Back on the rollercoaster


Editorial

Back on the rollercoaster

“This year’s price rises… have been especially eye-catching”

Commodity markets are often volatile, and sulphur and sulphuric acid can be more so than most, with much of their supply coming from involuntary production, and sulphur supply in particular often dependent on the timing of large scale oil and gas projects. Even so, this year’s price rises, in some cases tripling in just over a year, have been especially eye-catching.

The continuing delay to Qatar’s Barzan LNG project and a slower than expected start-up for Kuwait’s new refineries have helped keep supply tight at the same time that phosphate consumption seems to be strong, and the threat of Chinese export restrictions is keeping phosphate markets nervous. Chinese sulphur imports have been higher than expected, keeping an already tight market tighter still. On the acid side, high sulphur prices discourage sulphur burning acid production, and strikes and shutdowns in Chile and Canada have helped balance new Chinese smelter acid production. And covid continues to impact upon demand for refined fuels and hence refinery run rates, reducing sulphur availability from that segment of the market.

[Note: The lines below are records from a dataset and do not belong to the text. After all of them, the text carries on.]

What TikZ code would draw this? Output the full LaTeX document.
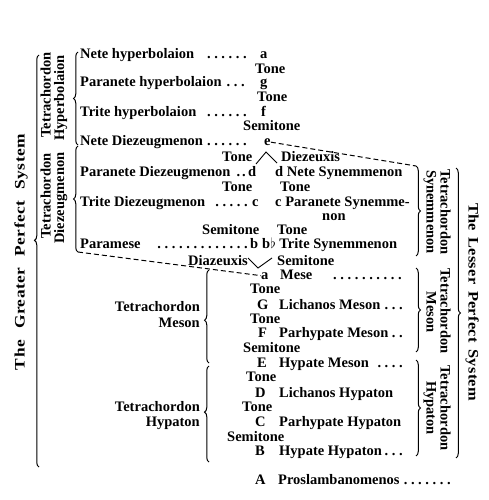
\documentclass[tikz,border=0pt]{standalone}
\usepackage{fontspec}
\setmainfont{Liberation Serif}
\newfontfamily\widefont[FakeStretch=1.2,LetterSpace=3]{Liberation Serif}
\newfontfamily\wideb[FakeStretch=1.13,LetterSpace=2]{Liberation Serif}
\usetikzlibrary{decorations.pathreplacing}
\newcommand\fs{\fontsize{14.5}{15}\selectfont\bfseries}
\newcommand\dd{\kern3.6pt.}
\begin{document}
\begin{tikzpicture}[x=1pt,y=-1pt,
  every node/.style={inner sep=0pt,font=\fs},
  t/.style={anchor=base west},
  te/.style={anchor=base east},
  rl/.style={anchor=base,rotate=90},
  rr/.style={anchor=base,rotate=-90},
  br/.style={decorate,decoration={brace,amplitude=4.5pt,aspect=#1},line width=1pt},
  br/.default=0.5,
  dsh/.style={line width=1pt,dash pattern=on 5pt off 3pt},
  vln/.style={line width=0.9pt}]
\useasboundingbox (0,0) rectangle (488,500);
% ---- left column names
\node[t] (n1) at (80,59) {Nete hyperbolaion};
\node[te] (p1) at (247,59) {\dd\dd\dd\dd\dd\dd};
\node[t] (a1) at (260,59) {a};
\node[t] (t2) at (255,74) {Tone};
\node[t] (n3) at (80,87) {Paranete hyperbolaion};
\node[te] (p3) at (245,87) {\dd\dd\dd};
\node[t] (g3) at (260,87) {g};
\node[t] (t4) at (257,102) {Tone};
\node[t] (n5) at (80,116.5) {Trite hyperbolaion};
\node[te] (p5) at (247,116.5) {\dd\dd\dd\dd\dd\dd};
\node[t] (f5) at (261,116.5) {f};
\node[t] (t6) at (243,131) {Semitone};
\node[t] (n7) at (80,145.5) {Nete Diezeugmenon};
\node[te] (p7) at (247,145.5) {\dd\dd\dd\dd\dd\dd};
\node[t] (e7) at (264,145.5) {e};
\node[t] (t8) at (222,161) {Tone};
\node[t] (dz8) at (281,161) {Diezeuxis};
\node[t] (n9) at (80,176) {Paranete Diezeugmenon};
\node[te] (p9) at (246,176) {.\kern2pt.};
\node[t] (d9) at (248,176) {d};
\node[t] (s9) at (275,176) {d Nete Synemmenon};
\node[t] (t10) at (222,191) {Tone};
\node[t] (u10) at (280,191) {Tone};
\node[t] (n11) at (80,206) {Trite Diezeugmenon};
\node[te] (p11) at (248,206) {\dd\dd\dd\dd\dd};
\node[t] (c11) at (252,206) {c};
\node[t] (s11) at (275,206) {c Paranete Synemme-};
\node[t] (s12) at (322,220) {non};
\node[t] (t13) at (202,234) {Semitone};
\node[t] (u13) at (277,234) {Tone};
\node[t] (n14) at (80,248) {Paramese};
\node[te] (p14) at (248,248) {\dd\dd\dd\dd\dd\dd\dd\dd\dd\dd\dd\dd\dd};
\node[t] (b14) at (250,248) {b};
\node[t] (s14) at (262,248) {b$\flat$ Trite Synemmenon};
\node[t] (dz15) at (188,265) {Diazeuxis};
\node[t] (u15) at (277,265) {Semitone};
% ---- lower column
\node[t] (a16) at (261,279) {a};
\node[t] (m16) at (280,279) {Mese};
\node[te] (q16) at (402,279) {\dd\dd\dd\dd\dd\dd\dd\dd\dd\dd};
\node[t] (t17) at (250,293) {Tone};
\node[t] (g18) at (257,309) {G};
\node[t] (m18) at (279,309) {Lichanos Meson};
\node[te] (q18) at (403,309) {\dd\dd\dd};
\node[t] (t19) at (250,323) {Tone};
\node[t] (f20) at (258,337) {F};
\node[t] (m20) at (279,337) {Parhypate Meson};
\node[te] (q20) at (403,337) {\dd\dd};
\node[t] (t21) at (243,352) {Semitone};
\node[t] (e22) at (257,367) {E};
\node[t] (m22) at (279,367) {Hypate Meson};
\node[te] (q22) at (403,367) {\dd\dd\dd\dd};
\node[t] (t23) at (246,381) {Tone};
\node[t] (d24) at (255,397) {D};
\node[t] (m24) at (279,397) {Lichanos Hypaton};
\node[t] (t25) at (242,411) {Tone};
\node[t] (c26) at (255,426) {C};
\node[t] (m26) at (279,426) {Parhypate Hypaton};
\node[t] (t27) at (227,441) {Semitone};
\node[t] (b28) at (255,455) {B};
\node[t] (m28) at (279,455) {Hypate Hypaton};
\node[te] (q28) at (403,455) {\dd\dd\dd};
\node[t] (a29) at (255,484) {A};
\node[t] (m29) at (278,484) {Proslambanomenos};
\node[t] (q29) at (400,484) {\dd\dd\dd\dd\dd\dd\dd};
% ---- left side labels
\node[te] (lm1) at (200,311) {Tetrachordon};
\node[te] (lm2) at (200,327) {Meson};
\node[te] (lh1) at (200,411) {Tetrachordon};
\node[te] (lh2) at (200,426) {Hypaton};
\node[rl] (gps) at (24.5,252) {\widefont\bfseries\makebox[236pt][s]{The Greater Perfect System}};
\node[rl] (th1) at (50.5,95) {Tetrachordon};
\node[rl] (th2) at (64,98) {Hyperbolaion};
\node[rl] (td1) at (50.5,196) {Tetrachordon};
\node[rl] (td2) at (64,198) {Diezeugmenon};
% ---- right side labels
\node[rr] (rs1) at (440.5,212) {Tetrachordon};
\node[rr] (rs2) at (426.5,212) {Synemmenon};
\node[rr] (rm1) at (440.5,311) {Tetrachordon};
\node[rr] (rm2) at (426.5,312) {Meson};
\node[rr] (rh1) at (440.5,408) {Tetrachordon};
\node[rr] (rh2) at (426.5,408) {Hypaton};
\node[rr] (lps) at (468.5,302) {\wideb\bfseries\makebox[198pt][s]{The Lesser Perfect System}};
% ---- brace coordinates
\coordinate (gT) at (39,55);   \coordinate (gB) at (39,467);
\coordinate (hT) at (78,52);   \coordinate (hB) at (78,145);
\coordinate (dT) at (78,146);  \coordinate (dB) at (78,252);
\coordinate (lmT) at (209,270); \coordinate (lmB) at (209,363);
\coordinate (lhT) at (209,366); \coordinate (lhB) at (209,462);
\coordinate (rsT) at (416,166); \coordinate (rsB) at (416,256);
\coordinate (rmT) at (416,268); \coordinate (rmB) at (416,352);
\coordinate (rhT) at (416,360); \coordinate (rhB) at (416,456);
\coordinate (lpT) at (456,168); \coordinate (lpB) at (456,458);
\draw[br=0.55] (gB) -- (gT);
\draw[br] (hB) -- (hT);
\draw[br] (dB) -- (dT);
\draw[br=0.46] (lmB) -- (lmT);
\draw[br=0.52] (lhB) -- (lhT);
\draw[br] (rsT) -- (rsB);
\draw[br] (rmT) -- (rmB);
\draw[br] (rhT) -- (rhB);
\draw[br] (lpT) -- (lpB);
% ---- dashed connections
\draw[dsh] (e7.east) -- (rsT);
\draw[dsh] (dB) -- (a16.west);
% ---- carets
\coordinate (v1l) at (256,164); \coordinate (v1t) at (266,152); \coordinate (v1r) at (277,163);
\draw[vln] (v1l) -- (v1t) -- (v1r);
\coordinate (v2l) at (248,258); \coordinate (v2b) at (258,268); \coordinate (v2r) at (272,258);
\draw[vln] (v2l) -- (v2b) -- (v2r);
\end{tikzpicture}
\end{document}
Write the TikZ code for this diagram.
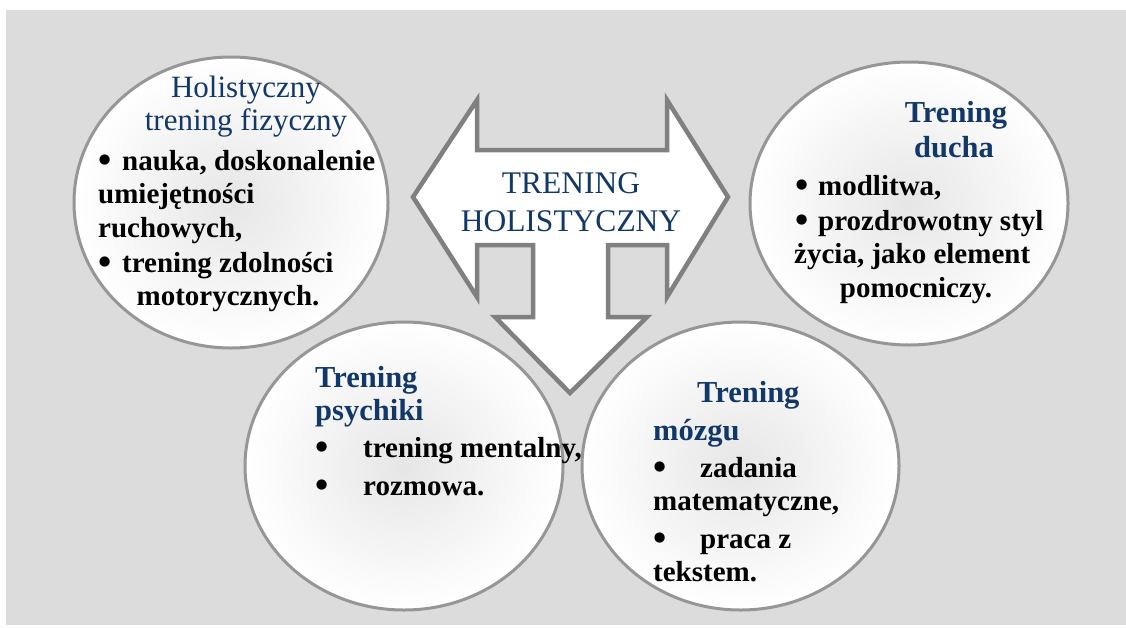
\documentclass[tikz,border=0pt]{standalone}
\usepackage{fontspec}
\setmainfont{Liberation Serif}
\usetikzlibrary{shapes.geometric}
\definecolor{bggrey}{RGB}{220,220,220}
\definecolor{ellline}{RGB}{150,150,150}
\definecolor{arrline}{RGB}{128,128,128}
\definecolor{navy}{RGB}{18,56,104}
\definecolor{shadegrey}{RGB}{230,230,230}
\newcommand{\bul}[1]{\makebox[#1][l]{\raisebox{-0.1em}{\scalebox{1.3}{\textbullet}}}}
\tikzset{
  ell/.style={ellipse, draw=ellline, line width=3pt, inner color=shadegrey, outer color=white, inner sep=0pt},
  ttl/.style={inner sep=0pt, text=navy, font=\fontsize{31}{34}\selectfont},
  bttl/.style={inner sep=0pt, text=navy, font=\fontsize{30.5}{34}\selectfont\bfseries},
  body/.style={inner sep=0pt, text=black, font=\fontsize{29}{34}\selectfont\bfseries},
  arr/.style={draw=arrline, line width=4.5pt, fill=white, line join=miter}
}
\begin{document}
\begin{tikzpicture}[x=1pt,y=-1pt]
\useasboundingbox (0,0) rectangle (1126,627);
\fill[bggrey] (6,10) rectangle (1126,625);
% ellipses
\node[ell, minimum width=314pt, minimum height=291pt] (e1) at (231,202.5) {};
\node[ell, minimum width=318pt, minimum height=283pt] (e2) at (909,203.5) {};
\node[ell, minimum width=318pt, minimum height=288pt] (e3) at (404,466) {};
\node[ell, minimum width=317pt, minimum height=288pt] (e4) at (740.5,466) {};
% arrow
\draw[arr] (413,197) -- (477,100) -- (477,150) -- (667,150) -- (667,100) -- (728,197)
  -- (667,297) -- (667,245) -- (608,245) -- (608,317) -- (647,317) -- (570,393)
  -- (495,317) -- (533,317) -- (533,245) -- (477,245) -- (477,297) -- cycle;
\node[ttl, anchor=base, font=\fontsize{31.5}{34}\selectfont] (c1) at (571,193) {TRENING};
\node[ttl, anchor=base, font=\fontsize{31.5}{34}\selectfont] (c2) at (571,231) {HOLISTYCZNY};
% top-left
\node[ttl, anchor=base] (a1) at (246,97) {Holistyczny};
\node[ttl, anchor=base] (a2) at (246,130) {trening fizyczny};
\node[body, anchor=base west] (a3) at (98,170) {\bul{24pt}nauka, doskonalenie};
\node[body, anchor=base west] (a4) at (98,203) {umiejętności};
\node[body, anchor=base west] (a5) at (98,237) {ruchowych,};
\node[body, anchor=base west] (a6) at (98,272) {\bul{24pt}trening zdolności};
\node[body, anchor=base] (a7) at (228,305) {motorycznych.};
% top-right
\node[bttl, anchor=base] (b1) at (956,122) {Trening};
\node[bttl, anchor=base] (b2) at (954,157) {ducha};
\node[body, anchor=base west] (b3) at (795,195) {\bul{23pt}modlitwa,};
\node[body, anchor=base west] (b4) at (795,230) {\bul{23pt}prozdrowotny styl};
\node[body, anchor=base west] (b5) at (794,263) {życia, jako element};
\node[body, anchor=base] (b6) at (916,297) {pomocniczy.};
% bottom-left
\node[bttl, anchor=base west] (d1) at (315,387) {Trening};
\node[bttl, anchor=base west] (d2) at (315,420) {psychiki};
\node[body, anchor=base west] (d3) at (315,457) {\bul{48pt}trening mentalny,};
\node[body, anchor=base west] (d4) at (315,495) {\bul{48pt}rozmowa.};
% bottom-right
\node[bttl, anchor=base west] (f1) at (697,402) {Trening};
\node[bttl, anchor=base west] (f2) at (653,440) {mózgu};
\node[body, anchor=base west] (f3) at (653,477) {\bul{47pt}zadania};
\node[body, anchor=base west] (f4) at (653,510) {matematyczne,};
\node[body, anchor=base west] (f5) at (653,548) {\bul{47pt}praca z};
\node[body, anchor=base west] (f6) at (653,581) {tekstem.};
\end{tikzpicture}
\end{document}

And then there is the start-up of the PT Halmahera Persada Lygend high pressure acid leach (HPAL) plant in Indonesia, which will add up to 300,000 t/a of sulphur demand for nickel production at capacity – whenever that is reached. Although this is no bigger than some of the new phosphate projects that are starting up, it is a sign of one of the major changes that may be happening in sulphur and sulphuric acid markets. It is only the first of several new HPAL plants that are under construction in Indonesia and Australia to feed new nickel sulphate demand for battery production, predominantly in China. The China nickel story used to be based around stainless steel demand, and that encouraged the first wave of HPAL plants in the 1990s and 2000s, part of a wave of acid leaching that swept copper and uranium as well as nickel markets, and added 20 million t/a and more to acid demand. However, on the nickel side they were eventually undercut by nickel pig iron (NPI) production using cheap Indonesian ore, as well as suffering a plethora of technical issues. Now, though, there is something of a perfect storm created by Indonesia’s ban on nickel ore export, a shortage of nickel sulphide deposits encouraging a focus on oxide-based laterite ores, and a rapidly growing need for purer, Class 1 nickel that laterites can find hard to supply, which is driving a huge new concentration of Chinese-funded HPAL projects in Indonesia. Lygend is only the first, and acid demand for nickel production could again rise by several million t/a over the next decade. Indeed, Indonesia’s nickel production, which has risen from 24,000 t/a to 636,000 t/a in just five years, turning it into the world’s second largest nickel producer (after China), is projected to become the world’s largest nickel producer this year, and likely to become dominant in international nickel markets. With smelter acid in fairly short supply, most of the acid requirement for Indonesia is likely to come from sulphur burning acid plants.

This is all for the longer term, however. In the meantime, the global vaccination programme offers the hope that fuels demand will continue to recover, and with it sulphur supply. There are strong signs that this is already happening, and it should eventually feed into sulphur availability and hence prices – especially if one of the Middle East mega-projects also finally starts ramping up. For the time being we seem to be at the top of the rollercoaster, and as we all know, there’s only one way to go from there.